▸ **GIVEN REQUEST**
Output the records exactly as they appear, with no pictures included.

-- start of DATA FOR THIS TASK --

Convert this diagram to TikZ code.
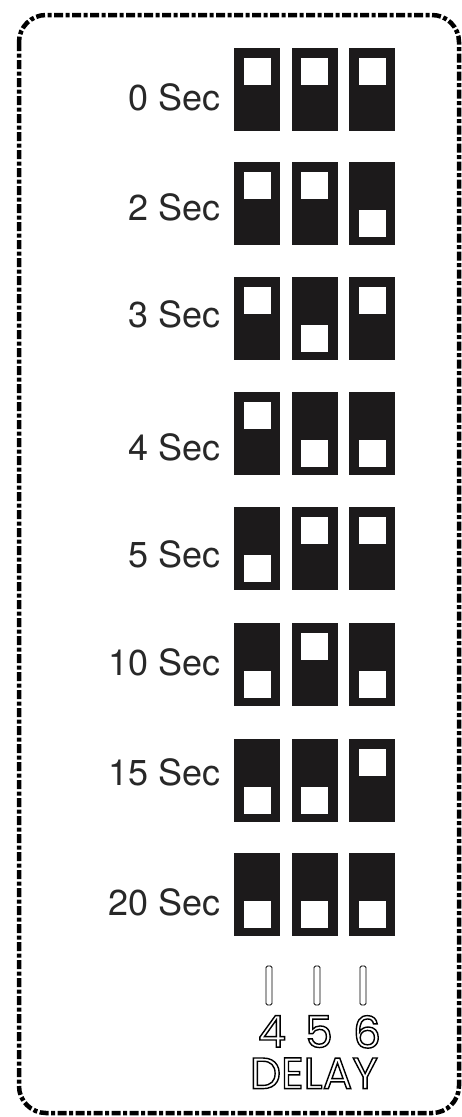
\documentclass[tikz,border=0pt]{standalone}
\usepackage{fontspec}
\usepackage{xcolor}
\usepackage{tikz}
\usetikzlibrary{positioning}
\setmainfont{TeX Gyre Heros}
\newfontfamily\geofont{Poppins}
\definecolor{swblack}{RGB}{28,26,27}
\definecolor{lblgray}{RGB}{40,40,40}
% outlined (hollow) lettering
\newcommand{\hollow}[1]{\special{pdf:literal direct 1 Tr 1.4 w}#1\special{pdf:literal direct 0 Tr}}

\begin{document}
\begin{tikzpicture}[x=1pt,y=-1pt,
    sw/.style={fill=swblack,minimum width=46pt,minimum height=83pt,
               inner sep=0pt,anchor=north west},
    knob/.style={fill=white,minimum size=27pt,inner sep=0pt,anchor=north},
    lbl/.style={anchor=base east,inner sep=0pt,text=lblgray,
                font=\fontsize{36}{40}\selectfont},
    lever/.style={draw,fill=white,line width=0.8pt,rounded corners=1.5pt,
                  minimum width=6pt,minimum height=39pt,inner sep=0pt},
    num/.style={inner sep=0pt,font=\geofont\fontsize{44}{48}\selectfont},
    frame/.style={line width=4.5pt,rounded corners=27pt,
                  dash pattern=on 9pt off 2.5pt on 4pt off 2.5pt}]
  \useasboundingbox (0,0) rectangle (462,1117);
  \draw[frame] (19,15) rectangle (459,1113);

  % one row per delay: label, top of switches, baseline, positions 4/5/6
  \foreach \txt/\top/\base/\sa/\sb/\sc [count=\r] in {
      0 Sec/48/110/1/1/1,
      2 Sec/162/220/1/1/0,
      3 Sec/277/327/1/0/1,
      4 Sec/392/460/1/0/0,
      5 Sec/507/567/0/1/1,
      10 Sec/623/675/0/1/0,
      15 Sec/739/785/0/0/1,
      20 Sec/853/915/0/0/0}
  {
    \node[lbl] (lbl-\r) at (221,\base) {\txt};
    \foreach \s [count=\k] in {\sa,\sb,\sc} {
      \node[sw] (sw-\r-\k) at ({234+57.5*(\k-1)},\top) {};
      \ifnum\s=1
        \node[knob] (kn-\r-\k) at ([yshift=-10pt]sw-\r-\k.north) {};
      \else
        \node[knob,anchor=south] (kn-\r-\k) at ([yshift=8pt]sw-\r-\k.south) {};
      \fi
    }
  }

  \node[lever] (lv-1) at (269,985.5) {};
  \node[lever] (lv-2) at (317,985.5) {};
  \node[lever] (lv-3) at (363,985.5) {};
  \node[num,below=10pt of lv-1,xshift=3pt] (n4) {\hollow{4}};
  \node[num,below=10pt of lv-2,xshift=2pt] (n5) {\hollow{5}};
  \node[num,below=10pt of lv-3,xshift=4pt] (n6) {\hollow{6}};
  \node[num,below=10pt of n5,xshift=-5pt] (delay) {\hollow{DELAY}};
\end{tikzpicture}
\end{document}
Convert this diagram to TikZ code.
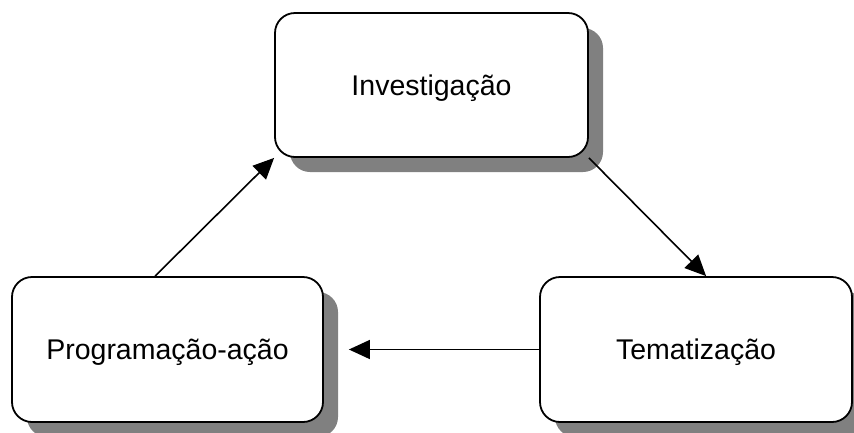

-- end of DATA FOR THIS TASK --

▸ **ANSWER TO THE PROBLEM**
Convert this diagram to TikZ code.
\documentclass[tikz,border=0pt]{standalone}
\usepackage{fontspec}
\usepackage{xcolor}
\usepackage{tikz}
\usetikzlibrary{positioning}
\setmainfont{TeX Gyre Heros}
\newfontfamily\geofont{Poppins}
\definecolor{swblack}{RGB}{28,26,27}
\definecolor{lblgray}{RGB}{40,40,40}
% outlined (hollow) lettering
\newcommand{\hollow}[1]{\special{pdf:literal direct 1 Tr 1.4 w}#1\special{pdf:literal direct 0 Tr}}

\begin{document}
\begin{tikzpicture}[x=1pt,y=-1pt,
    sw/.style={fill=swblack,minimum width=46pt,minimum height=83pt,
               inner sep=0pt,anchor=north west},
    knob/.style={fill=white,minimum size=27pt,inner sep=0pt,anchor=north},
    lbl/.style={anchor=base east,inner sep=0pt,text=lblgray,
                font=\fontsize{36}{40}\selectfont},
    lever/.style={draw,fill=white,line width=0.8pt,rounded corners=1.5pt,
                  minimum width=6pt,minimum height=39pt,inner sep=0pt},
    num/.style={inner sep=0pt,font=\geofont\fontsize{44}{48}\selectfont},
    frame/.style={line width=4.5pt,rounded corners=27pt,
                  dash pattern=on 9pt off 2.5pt on 4pt off 2.5pt}]
  \useasboundingbox (0,0) rectangle (462,1117);
  \draw[frame] (19,15) rectangle (459,1113);

  % one row per delay: label, top of switches, baseline, positions 4/5/6
  \foreach \txt/\top/\base/\sa/\sb/\sc [count=\r] in {
      0 Sec/48/110/1/1/1,
      2 Sec/162/220/1/1/0,
      3 Sec/277/327/1/0/1,
      4 Sec/392/460/1/0/0,
      5 Sec/507/567/0/1/1,
      10 Sec/623/675/0/1/0,
      15 Sec/739/785/0/0/1,
      20 Sec/853/915/0/0/0}
  {
    \node[lbl] (lbl-\r) at (221,\base) {\txt};
    \foreach \s [count=\k] in {\sa,\sb,\sc} {
      \node[sw] (sw-\r-\k) at ({234+57.5*(\k-1)},\top) {};
      \ifnum\s=1
        \node[knob] (kn-\r-\k) at ([yshift=-10pt]sw-\r-\k.north) {};
      \else
        \node[knob,anchor=south] (kn-\r-\k) at ([yshift=8pt]sw-\r-\k.south) {};
      \fi
    }
  }

  \node[lever] (lv-1) at (269,985.5) {};
  \node[lever] (lv-2) at (317,985.5) {};
  \node[lever] (lv-3) at (363,985.5) {};
  \node[num,below=10pt of lv-1,xshift=3pt] (n4) {\hollow{4}};
  \node[num,below=10pt of lv-2,xshift=2pt] (n5) {\hollow{5}};
  \node[num,below=10pt of lv-3,xshift=4pt] (n6) {\hollow{6}};
  \node[num,below=10pt of n5,xshift=-5pt] (delay) {\hollow{DELAY}};
\end{tikzpicture}
\end{document}
Convert this diagram to TikZ code.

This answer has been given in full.